The report acknowledges some advances but concludes the G 20 countries have fallen short of meeting the commitment. In many, "whistleblower protection laws fail to meet international standards, and fall significantly short of best practices." One of the authors, Professor AJ Brown told The World Today.
It's very much a job that is less than half done in terms of protecting the whistleblowers in the public sector and it's a job that's less than a third done when it comes to protecting whistleblowers in the private sector ..Australia does reasonably well on public sector rules, with room for improvement, but is way short of the mark when it comes to the private sector.

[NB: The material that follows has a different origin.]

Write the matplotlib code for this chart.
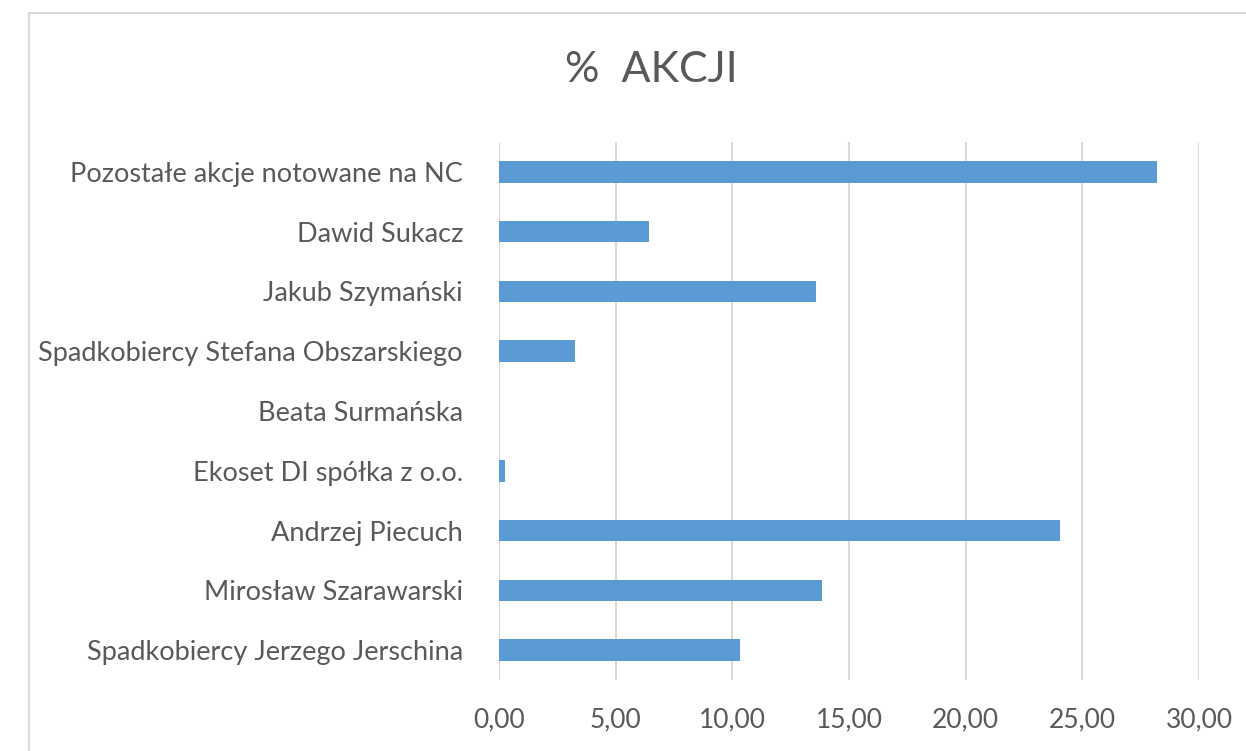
import matplotlib.pyplot as plt
from matplotlib.patches import Rectangle
from matplotlib.ticker import FuncFormatter

# wartosci (% akcji)
akcjonariusze = [
    'Spadkobiercy Jerzego Jerschina',
    'Mirosław Szarawarski',
    'Andrzej Piecuch',
    'Ekoset DI spółka z o.o.',
    'Beata Surmańska',
    'Spadkobiercy Stefana Obszarskiego',
    'Jakub Szymański',
    'Dawid Sukacz',
    'Pozostałe akcje notowane na NC',
]
procent = [10.33, 13.84, 24.05, 0.26, 0.0, 3.26, 13.59, 6.43, 28.20]
ticki_x = [0, 5, 10, 15, 20, 25, 30]

szary = '#595959'
plt.rcParams['font.family'] = ['Lato', 'DejaVu Sans']

fig = plt.figure(figsize=(12.46, 7.51), dpi=100)
# ramka wykresu (widoczna tylko gora i lewa strona)
fig.patches.append(Rectangle((29/1246, -0.1), 1.2, 1 - 13/751 + 0.1,
                             transform=fig.transFigure, fill=False,
                             edgecolor='#d9d9d9', linewidth=1.5))

ax = fig.add_axes([499/1246, 1 - 680/751, 700/1246, 538/751])
ax.barh(range(len(akcjonariusze)), procent, height=0.36, color='#5b9bd5', zorder=3)

ax.set_xlim(0, 30)
ax.set_ylim(-0.5, len(akcjonariusze) - 0.5)
ax.set_xticks(ticki_x)
ax.xaxis.set_major_formatter(FuncFormatter(lambda v, p: f'{v:.2f}'.replace('.', ',')))
ax.set_yticks(range(len(akcjonariusze)))
ax.set_yticklabels(akcjonariusze)
ax.grid(axis='x', color='#d9d9d9', linewidth=1.5, zorder=0)
for s in ax.spines.values():
    s.set_visible(False)
ax.tick_params(axis='y', length=0, pad=26, labelsize=19.5, labelcolor=szary)
ax.tick_params(axis='x', length=0, pad=20, labelsize=19, labelcolor=szary)

fig.text(651/1246, 1 - 70/751, '%  AKCJI', ha='center', va='center',
         fontsize=31, color=szary)

fig.savefig('out.png', dpi=100)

The adequacy of protections requires attention because of costs to the economy and other reasons:
Serious wrongdoing can lead to wasted taxpayer money, unsafe consumer products, public health threats, financial instability and environmental damage. Lacking strong legal protections, government and corporate employees who report wrongdoing to their managers or to regulators can face dismissal, harassment and other forms of retribution. With employees deterred from coming forward, government and corporate misconduct can be perpetuatedAs Transparency International points out, collective and individual country initiative and ambition is required if the G20 is serious about anti corruption measures.
Should Australia, as G 20 President this year chose to lead from the front, a senate committee, almost on cue, has recommended a number of steps to improve private sector whistleblower protections.
The recommendations include a review of the adequacy of Australia's current framework for protecting corporate whistleblowers, expansion of the definition of whistleblower and the scope of information that can attract protection, establishment of a special whistleblower office within the corporate regulator, and closer alignment between public and private sector protections.
Also that the government explore options for reward based incentives for corporate whistleblowers including qui tam arrangements that would enable someone who assists a prosecution to be eligible to receive all or part of any penalty imposed.
The senate committee also made recommendations (Chapter 22) on the need for greater transparency at the corporate regulator ASIC for a number of reasons including to counter perceptions that is captured by big business. ASIC should publish more of its internal policies and keep the business and academic worlds better informed about developments and trends by providing and disseminating information it receives from a range of sources, as well as ASIC's analysis of this information.